The annual Alice Springs Beanie Festival has just wrapped up its 27th year with 4833 beanies sold for $219,000. Although slightly less than last year’s 5433 for $230,235, the 2023 festival broke records for the most beanies sold in a single day: 2324 for $108,660.
Spread over four days at the Araluen Arts Centre in Mparntwe (Alice Springs), the festival showcased and sold — either on the “Beanie Central” market floor or in the exhibition and competition space — hand-made headwear by national and international beanie makers.

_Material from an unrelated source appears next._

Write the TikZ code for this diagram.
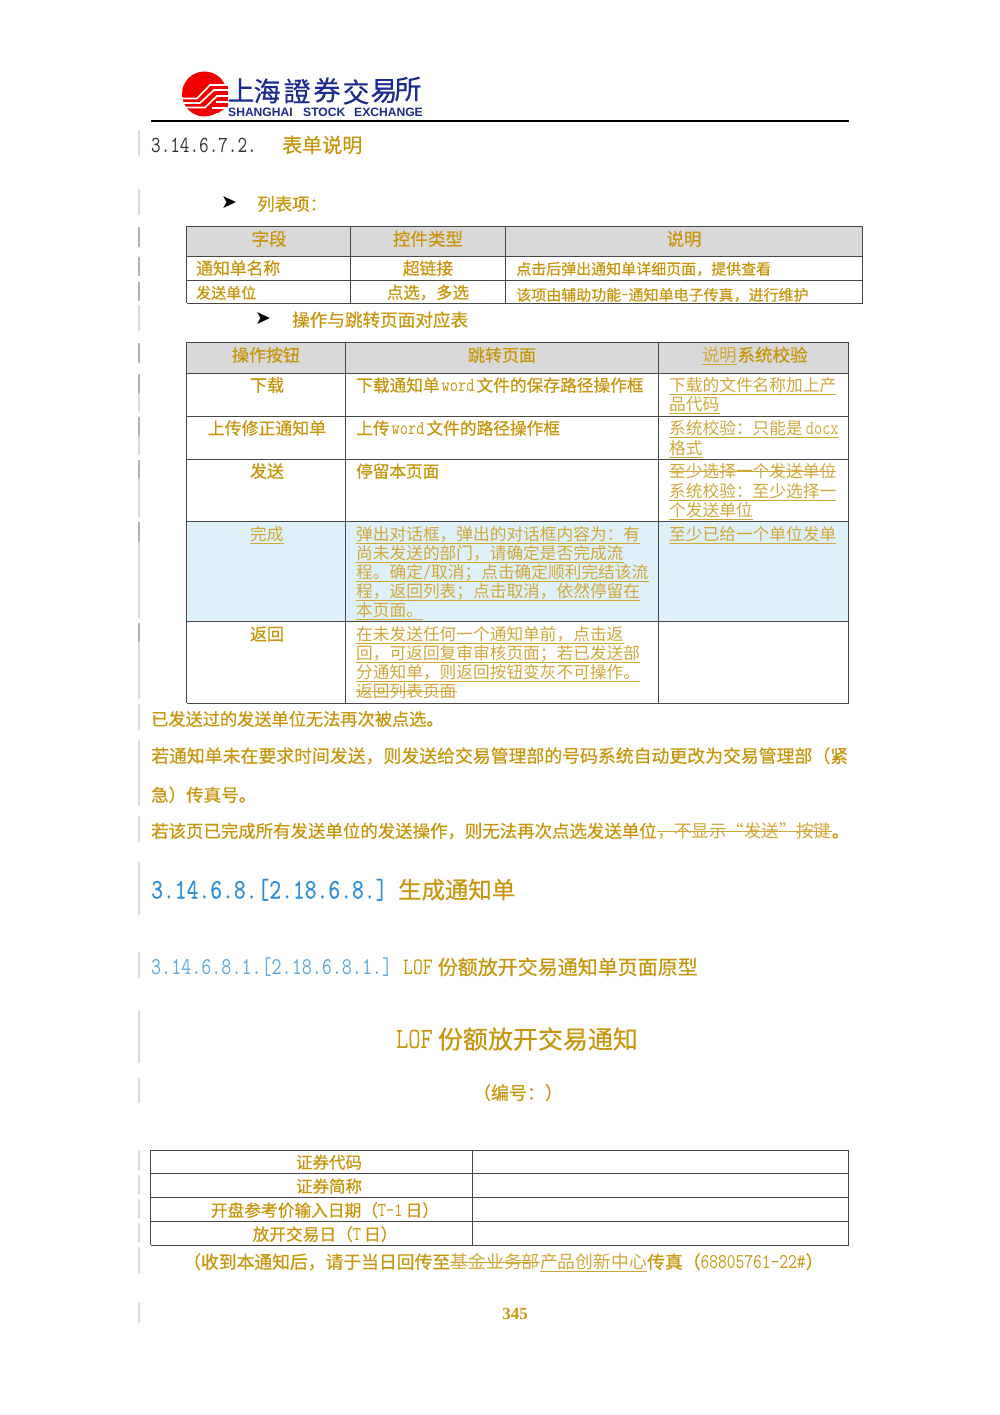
\documentclass[tikz,border=0pt]{standalone}
\usepackage{fontspec}
\usetikzlibrary{positioning}
\setmainfont{Noto Sans CJK SC}
\setmonofont[Scale=1.18,FakeStretch=0.81]{Latin Modern Mono}
\newfontfamily\medfont[FakeBold=0.45]{Noto Sans CJK SC}
\newfontfamily\latbold[Scale=1.18,FakeStretch=0.81,FakeBold=0.5]{Latin Modern Mono}
\newfontfamily\arialfont{Liberation Sans}
\newfontfamily\timesfont{Liberation Serif}
\newfontfamily\arrowfont{DejaVu Sans}
\newcommand{\fz}[1]{\fontsize{#1}{#1}\selectfont}
\newcommand{\lat}[1]{{\ttfamily #1}}
\definecolor{gold}{HTML}{C8960C}
\definecolor{goldlite}{HTML}{D2A73A}
\definecolor{navy}{HTML}{1C2A8E}
\definecolor{skyone}{HTML}{2E8FD8}
\definecolor{skytwo}{HTML}{5BA9E0}
\definecolor{headgray}{HTML}{D9D9D9}
\definecolor{rowblue}{HTML}{DEF0F8}
\tikzset{
	plain/.style={inner sep=0pt,anchor=west,text=gold,text height=16pt,text depth=3pt},
	txt/.style={plain,execute at begin node=\medfont},
	ctr/.style={txt,anchor=center},
	rev/.style={plain,text=goldlite},
	ln/.style={draw=goldlite,line width=0.8pt},
	ul/.style={rev,append after command={(\tikzlastnode.south west) edge[ln] (\tikzlastnode.south east)}},
	so/.style={rev,append after command={([yshift=6pt]\tikzlastnode.base west) edge[ln] ([yshift=6pt]\tikzlastnode.base east)}},
	tbl/.style={draw=black!72,line width=0.95pt,xshift=-0.5pt,yshift=0.6pt},
	cellfill/.style={xshift=-0.5pt,yshift=0.6pt},
	chg/.style={draw=black!14,line width=1.5pt},
	chgdark/.style={draw=black!30,line width=1.5pt},
	logochar/.style={inner sep=0pt,text=navy,font=\fz{27},execute at begin node=\medfont},
	logoword/.style={inner sep=0pt,anchor=west,text=navy,font=\arialfont\bfseries\fz{12.1}},
	stripe/.style={draw=white,line width=1.6pt},
	pointer/.style={inner sep=0pt,font=\arrowfont\fz{19}}
}
\begin{document}
\begin{tikzpicture}[x=1pt,y=-1pt]
	\useasboundingbox (0,0) rectangle (1000,1415);
	\fill[white] (0,0) rectangle (1000,1415);

	% logo
	\fill[red!95!black] (204.5,94) circle (22.5);
	\fill[red!95!black] (212,86) to (228,86) to (228,113) to (212,113) to cycle;
	\fill[white] (226,108) to (228,108) to (228,116) to (214,116) to (226,108);
	\draw[stripe] (182,98.5) to (197,98.5) to (210,85) to (228,85);
	\draw[stripe] (182,103) to (200,103) to (214,90) to (228,90);
	\draw[stripe] (184,107.5) to (205,107.5) to (217,96) to (228,96);
	\draw[stripe] (216,102) to (228,102);
	\draw[stripe] (212,108) to (228,108);
	\node[logochar] (chShang) at (241,90) {上};
	\node[logochar] (chHai) at (267,91) {海};
	\node[logochar] (chZheng) at (297,91) {證};
	\node[logochar] (chQuan) at (327,90) {券};
	\node[logochar] (chJiao) at (356,92) {交};
	\node[logochar] (chYi) at (384,91) {易};
	\node[logochar] (chSuo) at (408,89) {所};
	\node[logoword] (wdShanghai) at (228,112.5) {SHANGHAI};
	\node[logoword] (wdStock) at (303,112.5) {STOCK};
	\node[logoword] (wdExchange) at (354,112.5) {EXCHANGE};
	\draw[black,line width=1.3pt] (151,121) to (849,121);

	% change bars
	\draw[chg] (139,130) to (139,156);
	\draw[chg] (139,189) to (139,215);
	\draw[chgdark] (139,227) to (139,247);
	\draw[chgdark] (139,257) to (139,276);
	\draw[chgdark] (139,282) to (139,301);
	\draw[chg] (139,305) to (139,331);
	\draw[chgdark] (139,343) to (139,363);
	\draw[chgdark] (139,374) to (139,393);
	\draw[chg] (139,393) to (139,412);
	\draw[chgdark] (139,417) to (139,436);
	\draw[chg] (139,436) to (139,455);
	\draw[chgdark] (139,460) to (139,479);
	\draw[chg] (139,479) to (139,517);
	\draw[chgdark] (139,522) to (139,542);
	\draw[chg] (139,542) to (139,618);
	\draw[chgdark] (139,623) to (139,642);
	\draw[chg] (139,642) to (139,699);
	\draw[chg] (139,704) to (139,730);
	\draw[chg] (139,740) to (139,806);
	\draw[chg] (139,816) to (139,842);
	\draw[chg] (139,862) to (139,915);
	\draw[chg] (139,952) to (139,978);
	\draw[chg] (139,1011) to (139,1063);
	\draw[chg] (139,1078) to (139,1103);
	\draw[chg] (139,1151) to (139,1170);
	\draw[chg] (139,1175) to (139,1194);
	\draw[chg] (139,1199) to (139,1218);
	\draw[chg] (139,1223) to (139,1242);
	\draw[chg] (139,1247) to (139,1273);
	\draw[chg] (139,1303) to (139,1323);

	% heading and first table
	\node[plain,text=black!80,font=\fz{19.5}] (secNum) at (151,146) {\lat{3.14.6.7.2.}};
	\node[txt,font=\fz{20}] (secName) at (282,146) {表单说明};
	\node[pointer] (arrowA) at (229,203) {➤};
	\node[txt,font=\fz{17.5}] (listHead) at (257,204) {列表项：};
	\fill[headgray,cellfill] (187,227) to (863,227) to (863,257) to (187,257) to cycle;
	\draw[tbl] (187,227) to (863,227);
	\draw[tbl] (187,257) to (863,257);
	\draw[tbl] (187,281) to (863,281);
	\draw[tbl] (187,304) to (863,304);
	\draw[tbl] (187,227) to (187,304);
	\draw[tbl] (351,227) to (351,304);
	\draw[tbl] (506,227) to (506,304);
	\draw[tbl] (863,227) to (863,304);
	\node[ctr,font=\fz{17.5}] (headField) at (269,239) {字段};
	\node[ctr,font=\fz{17.5}] (headType) at (428,239) {控件类型};
	\node[ctr,font=\fz{17.5}] (headNote) at (684,239) {说明};
	\node[txt,font=\fz{16.8}] (fieldName) at (196,268) {通知单名称};
	\node[ctr,font=\fz{16.8}] (typeLink) at (428,268) {超链接};
	\node[txt,font=\fz{15}] (noteLink) at (516,268) {点击后弹出通知单详细页面，提供查看};
	\node[txt,font=\fz{15}] (fieldUnit) at (196,292) {发送单位};
	\node[ctr,font=\fz{16.4}] (typePick) at (428,292) {点选，多选};
	\node[txt,font=\fz{15}] (notePick) at (516,294) {该项由辅助功能\lat{-}通知单电子传真，进行维护};

	% second table
	\node[pointer] (arrowB) at (263,319) {➤};
	\node[txt,font=\fz{17.6}] (opsHead) at (292,320) {操作与跳转页面对应表};
	\fill[headgray,cellfill] (187,343) to (849,343) to (849,374) to (187,374) to cycle;
	\fill[rowblue,cellfill] (187,522) to (849,522) to (849,622) to (187,622) to cycle;
	\draw[tbl] (187,343) to (849,343);
	\draw[tbl] (187,374) to (849,374);
	\draw[tbl] (187,417) to (849,417);
	\draw[tbl] (187,460) to (849,460);
	\draw[tbl] (187,522) to (849,522);
	\draw[tbl] (187,622) to (849,622);
	\draw[tbl] (187,704) to (849,704);
	\draw[tbl] (187,343) to (187,704);
	\draw[tbl] (346,343) to (346,704);
	\draw[tbl] (659,343) to (659,704);
	\draw[tbl] (849,343) to (849,704);
	\node[ctr,font=\fz{17}] (headOp) at (266,355) {操作按钮};
	\node[ctr,font=\fz{17}] (headJump) at (502,355) {跳转页面};
	\node[ul,font=\fz{17.5}] (headCheckA) at (702,355) {说明};
	\node[txt,font=\fz{17.5},right=0pt of headCheckA] (headCheckB) {系统校验};
	\node[ctr,font=\fz{17}] (opDown) at (267,385) {下载};
	\node[txt,font=\fz{16.7}] (jumpDown) at (356,385) {下载通知单\kern2pt\lat{word}\kern2pt 文件的保存路径操作框};
	\node[ul,font=\fz{16.7}] (chkDownA) at (669,385) {下载的文件名称加上产};
	\node[ul,font=\fz{16.7}] (chkDownB) at (669,404) {品代码};
	\node[ctr,font=\fz{16.9}] (opUp) at (267,428) {上传修正通知单};
	\node[txt,font=\fz{16.7}] (jumpUp) at (356,428) {上传\kern2pt\lat{word}\kern2pt 文件的路径操作框};
	\node[ul,font=\fz{16.7}] (chkUpA) at (669,428) {系统校验：只能是\kern3pt\lat{docx}};
	\node[ul,font=\fz{16.7}] (chkUpB) at (669,448) {格式};
	\node[ctr,font=\fz{17}] (opSend) at (267,471) {发送};
	\node[txt,font=\fz{16.6}] (jumpSend) at (356,471) {停留本页面};
	\node[so,font=\fz{16.7}] (chkSendA) at (669,471) {至少选择一个发送单位};
	\node[ul,font=\fz{16.7}] (chkSendB) at (669,491) {系统校验：至少选择一};
	\node[ul,font=\fz{16.7}] (chkSendC) at (669,510) {个发送单位};
	\node[ul,font=\fz{16.7}] (opDone) at (250,534) {完成};
	\node[ul,font=\fz{16.7}] (jumpDoneA) at (356,534) {弹出对话框，弹出的对话框内容为：有};
	\node[ul,font=\fz{16.7}] (jumpDoneB) at (356,553) {尚未发送的部门，请确定是否完成流};
	\node[ul,font=\fz{16.7}] (jumpDoneC) at (356,572) {程。确定\lat{/}取消；点击确定顺利完结该流};
	\node[ul,font=\fz{16.7}] (jumpDoneD) at (356,591) {程，返回列表；点击取消，依然停留在};
	\node[ul,font=\fz{16.7}] (jumpDoneE) at (356,610) {本页面。};
	\node[ul,font=\fz{16.7}] (chkDone) at (669,534) {至少已给一个单位发单};
	\node[ctr,font=\fz{17}] (opBack) at (267,634) {返回};
	\node[ul,font=\fz{16.7}] (jumpBackA) at (356,634) {在未发送任何一个通知单前，点击返};
	\node[ul,font=\fz{16.7}] (jumpBackB) at (356,653) {回，可返回复审审核页面；若已发送部};
	\node[ul,font=\fz{16.7}] (jumpBackC) at (356,672) {分通知单，则返回按钮变灰不可操作。};
	\node[so,font=\fz{16.7}] (jumpBackD) at (356,691) {返回列表页面};

	% body text
	\node[txt,font=\fz{17.2}] (paraA) at (151,719) {已发送过的发送单位无法再次被点选。};
	\node[txt,font=\fz{17.87}] (paraB) at (151,756) {若通知单未在要求时间发送，则发送给交易管理部的号码系统自动更改为交易管理部（紧};
	\node[txt,font=\fz{17.5}] (paraC) at (151,795) {急）传真号。};
	\node[txt,font=\fz{17.43}] (paraDa) at (151,831) {若该页已完成所有发送单位的发送操作，则无法再次点选发送单位};
	\node[so,font=\fz{17.43},right=0pt of paraDa] (paraDb) {，不显示“发送”按键};
	\node[txt,font=\fz{17.43},right=0pt of paraDb] (paraDc) {。};

	% section titles
	\node[plain,text=skyone,font=\fz{24}\latbold] (sectNum) at (151,892) {3.14.6.8.[2.18.6.8.]};
	\node[txt,font=\fz{23.4}] (sectName) at (398,892) {生成通知单};
	\node[plain,text=skytwo,font=\fz{20.4}] (subNum) at (151,968) {\lat{3.14.6.8.1.[2.18.6.8.1.]}};
	\node[txt,font=\fz{20}] (subName) at (403,968) {\lat{LOF}\kern5pt 份额放开交易通知单页面原型};
	\node[ctr,font=\fz{25}] (docTitle) at (517,1042) {\lat{LOF}\kern5pt 份额放开交易通知};
	\node[ctr,font=\fz{18}] (docCode) at (518,1093) {（编号：）};

	% third table
	\draw[tbl] (151,1151) to (849,1151);
	\draw[tbl] (151,1174.5) to (849,1174.5);
	\draw[tbl] (151,1198) to (849,1198);
	\draw[tbl] (151,1222) to (849,1222);
	\draw[tbl] (151,1246) to (849,1246);
	\draw[tbl] (151,1151) to (151,1246);
	\draw[tbl] (473,1151) to (473,1246);
	\draw[tbl] (849,1151) to (849,1246);
	\node[ctr,font=\fz{16.5}] (rowCode) at (329,1162) {证券代码};
	\node[ctr,font=\fz{16.5}] (rowAbbr) at (329,1186) {证券简称};
	\node[ctr,font=\fz{16.7}] (rowPrice) at (325,1210) {开盘参考价输入日期（\lat{T-1}\kern3pt 日）};
	\node[ctr,font=\fz{16.7}] (rowDay) at (325,1234) {放开交易日（\lat{T}\kern3pt 日）};
	\node[txt,font=\fz{17.8}] (faxA) at (183,1262) {（收到本通知后，请于当日回传至};
	\node[so,font=\fz{17.8},right=0pt of faxA] (faxB) {基金业务部};
	\node[ul,font=\fz{17.8},right=0pt of faxB] (faxC) {产品创新中心};
	\node[txt,font=\fz{17.8},right=0pt of faxC] (faxD) {传真（\lat{68805761-22\#}）};
	\node[ctr,text=gold,font=\timesfont\bfseries\fz{17},execute at begin node=\timesfont] (pageNum) at (515,1313) {345};
\end{tikzpicture}
\end{document}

Beanie Central was a hive of humans and beanies: tables piled up with crocheted, knitted and felted creations, makeshift walls with hats pinned to them, and drop-down editions from the ceiling. Among the 6500 beanies for sale, no style was spared: berets, balaclavas, sunshades, ear flaps, wraparounds and many stylistic add-ons.
There was headwear for every human who walked through the door — approximately 5000 — and it was common to see people with two beanies on their head and three or four in the hand.
Prices in Beanie Central ranged from $5 to $120, with an average of $45. Move into the exhibition space, and they cost up to $2000.
These creations channel stories and scenes into a hat, with big contributions from Indigenous communities including Ali Curung, Tennant Creek, Amplatawitja, Canteen Creek, Titjikala and Ernabella. Nixon says about 100 beanies from Indigenous women feature in the festival and 11 women from Ali Curung and Titjikala who made the trek in to teach beanie making in-house.
The festival is rooted in Indigenous beanie culture in community, with founder Adi Dunlop first making inroads in Yuendumu 26 years ago. She was there in 1997 to teach numeracy and literacy to Indigenous women but spent her lunch breaks crocheting beanies. The ladies said, “That looks better than numbers and words, we want to do that too,” and so Dunlop taught them to crochet.
Nixon recalls Dunlop coming back to town with 100 beanies. They decided to hire a venue, recruit a band, cook up some pumpkin soup, hang the headwear from the roof, and collectively learn to crochet.
Nixon says the calibre of creations has grown exponentially ever since: “For beanie festival number two or three, I made a rainbow-coloured beanie that won best use of colour. Now that beanie wouldn’t even sell in Beanie Central, let alone get a look in the competition. The beanies are beyond extraordinary.”
Between Nixon and her festival partner Kris Malinski (who’s been in the game for 10 years), they’ve had hands on every beanie that’s come through the door. She says she knew the people’s choice the moment she opened the box. That hat is a felted number with two hikers on the Larapinta.
Other prize categories include “Mrs Haggies Spirit of the Land”, “A Famous Family Adventure”, “The Great Australian Road Trip”, “The Embellishment” and “Memories of your Favourite Country”.
The proceeds from beanie sales go into Indigenous beanie making workshops (70%) or back to makers (30%). Any beanies that don’t sell are divvied up based on their practicality. In the same vein, those deemed functional and wearable are donated to Indigenous communities and organisations. The rest are packed up and “returned to sender”. Then begins preparations for Beanie Festival 2024 where there are plans to give a little more headspace to a beanie compatriot: the tea cosy.
For Nixon, it’s a year-long endeavour. And despite the many, many beanies that pass her by, she confesses it’s a simple crocheted number with little bits of wool hanging off the back that’s stood the test of time: “It’s boring as batshit but whenever I wear it people go ooh and ahh.”